Three Flock Safety automated license plate reader cameras are now installed at the campus boundary — two on Jordan Road, one on Knowledge Parkway — as part of a Penn State systemwide safety pilot, according to local reporting by YourErie.
What Flock’s Cameras Actually Do
Flock Safety’s ALPR system functions like a Ring doorbell scaled to an entire campus border — except it never forgets a plate.
Flock’s stationary devices capture high-resolution vehicle images, automatically identify plates using computer vision, and push data to a searchable cloud platform that flags matches against law-enforcement hotlists in real time. Here’s what Penn State has confirmed about the Behrend deployment:
- Three cameras across two campus entry roads
- Data is vehicle-based — no facial recognition or biometrics
- Access limited to trained, authorized university police personnel
- No public access to ALPR data
- Data sharing governed by policy and applicable law
Penn State says the cameras support stolen vehicle recovery, missing persons investigations, and generating investigative leads. A university spokesperson told WPSU: “The data collected is vehicle-based, and access to the data is tightly restricted, audited and governed by strict policies with clear safeguards in place to protect privacy and safeguard the data.”

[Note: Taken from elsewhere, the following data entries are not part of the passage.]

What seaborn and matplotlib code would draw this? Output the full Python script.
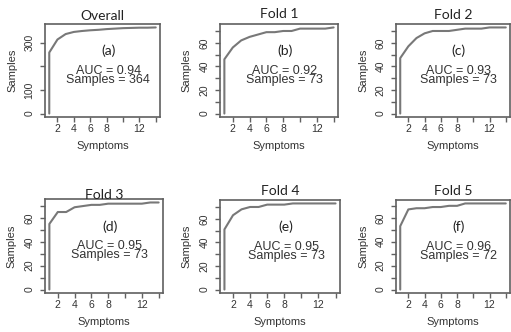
import numpy as np
import matplotlib
matplotlib.use('Agg')
import matplotlib.pyplot as plt
import seaborn as sns

# cumulative samples vs number of symptoms
symptoms = list(range(1, 15))
overall = [258, 313, 336, 345, 349, 352, 354, 357, 359, 361, 362, 363, 363, 364]
fold1 = [46, 56, 62, 65, 67, 69, 69, 70, 70, 72, 72, 72, 72, 73]
fold2 = [47, 57, 64, 68, 70, 70, 70, 71, 72, 72, 72, 73, 73, 73]
fold3 = [55, 65, 65, 69, 70, 71, 71, 72, 72, 72, 72, 72, 73, 73]
fold4 = [51, 63, 68, 70, 70, 72, 72, 72, 73, 73, 73, 73, 73, 73]
fold5 = [53, 67, 68, 68, 69, 69, 70, 70, 72, 72, 72, 72, 72, 72]

titles = ['Overall', 'Fold 1', 'Fold 2', 'Fold 3', 'Fold 4', 'Fold 5']
letters = ['(a)', '(b)', '(c)', '(d)', '(e)', '(f)']
auc = [0.94, 0.92, 0.93, 0.95, 0.95, 0.96]
n_samples = [364, 73, 73, 73, 73, 72]
series = [overall, fold1, fold2, fold3, fold4, fold5]

sns.set_style('white')
plt.rcParams['font.family'] = ['Liberation Sans', 'DejaVu Sans']

W, H = 511, 332
fig = plt.figure(figsize=(W / 100, H / 100), dpi=100)

# panel boxes in pixels: left, top, right, bottom ; title baseline in px
boxes = [(45, 24, 160, 117), (220, 24, 338, 117), (396, 24, 510, 117),
         (45, 199, 163, 293), (220, 200, 340, 293), (396, 200, 510, 293)]
title_base = [20, 18, 19, 199, 195, 195]

line_col = '#787878'
box_col = '#606060'
txt_col = '#333333'

for i in range(6):
    l, t, r, b = boxes[i]
    ax = fig.add_axes([l / W, (H - b) / H, (r - l) / W, (b - t) / H])
    ys = series[i]
    sns.lineplot(x=[1] + symptoms, y=[0] + ys, ax=ax, estimator=None, sort=False,
                 color=line_col, linewidth=1.5)
    ymax = max(ys)
    ax.set_xlim(1 - 0.04 * 13, 14 + 0.04 * 13)
    ax.set_ylim(-0.04 * ymax, 1.04 * ymax)

    ax.set_xticks([2, 4, 6, 8, 10, 12, 14])
    ax.set_xticklabels(['2', '4', '6', '8', '', '12', ''])
    if i == 0:
        ax.set_yticks([0, 100, 200, 300])
        ax.set_yticklabels(['0', '100', '', '300'])
    else:
        ax.set_yticks(np.arange(0, 80, 10))
        ax.set_yticklabels(['0', '', '20', '', '40', '', '60', ''])
    for lab in ax.get_yticklabels():
        lab.set_rotation(90)
        lab.set_va('center')

    ax.tick_params(axis='both', direction='out', length=3.5, width=1.0,
                   color=box_col, labelcolor=txt_col, labelsize=7.5)
    ax.tick_params(axis='x', pad=1.5)
    ax.tick_params(axis='y', pad=4)
    ax.tick_params(left=True, bottom=True)
    for sp in ax.spines.values():
        sp.set_visible(True)
        sp.set_color(box_col)
        sp.set_linewidth(1.2)

    ax.set_xlabel('Symptoms', fontsize=8, color=txt_col)
    ax.set_ylabel('Samples', fontsize=8, color=txt_col)
    ax.xaxis.set_label_coords(0.5, -0.26)
    ax.yaxis.set_label_coords(-0.24, 0.5)

    hpx = b - t
    ax.text(0.5, 1 + (t - title_base[i]) / hpx, titles[i], transform=ax.transAxes,
            ha='center', va='baseline', fontsize=10, family=['Lato', 'DejaVu Sans'],
            color='#222222')
    ax.text(0.55, 0.71, letters[i], transform=ax.transAxes, ha='center', va='center',
            fontsize=10, family=['Lato', 'DejaVu Sans'], color='#222222')
    ax.text(0.55, 0.50, f'AUC = {auc[i]:.2f}', transform=ax.transAxes,
            ha='center', va='center', fontsize=9, color=txt_col)
    ax.text(0.55, 0.40, f'Samples = {n_samples[i]}', transform=ax.transAxes,
            ha='center', va='center', fontsize=9, color=txt_col)

fig.savefig('out.png', dpi=100)
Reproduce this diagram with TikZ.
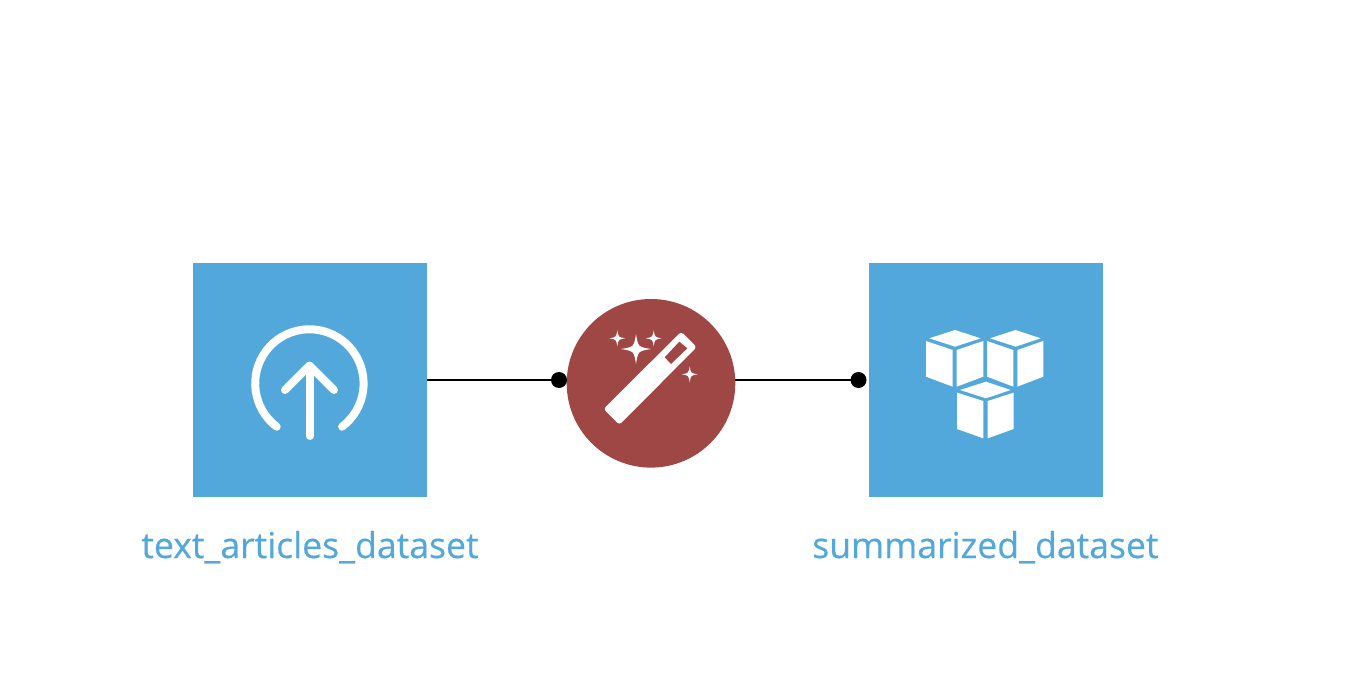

Specific retention periods and interagency sharing details, however, remain publicly undisclosed.
Not Everyone’s Convinced
Community pushback at Behrend reflects a national anxiety about AI surveillance arriving on campus with limited public input.
Local reporting confirmed an online petition opposing the cameras, though its full text hasn’t surfaced publicly. The concern it represents is familiar. Pulitzer Center reporting notes that AI campus security systems can track movements, scan for weapons, and analyze behavior in real time — which is precisely why institutional framing matters when these tools are announced.
The gap between vendor capability and stated institutional use deserves scrutiny. At San Diego State, police said their AI-enabled cameras only detect when a unit goes offline. The vendor, meanwhile, markets facial recognition and crowd monitoring capabilities, per ABC10News reporting. One sentence captures the problem: promises aren’t policy.
That’s the real tension here — not what three cameras do today, but what the infrastructure quietly permits tomorrow. If Penn State’s pilot is deemed successful, expanded ALPR coverage across its campuses becomes likely, and other universities will be watching closely. The question worth asking isn’t whether Behrend is safer. It’s who gets to audit that answer.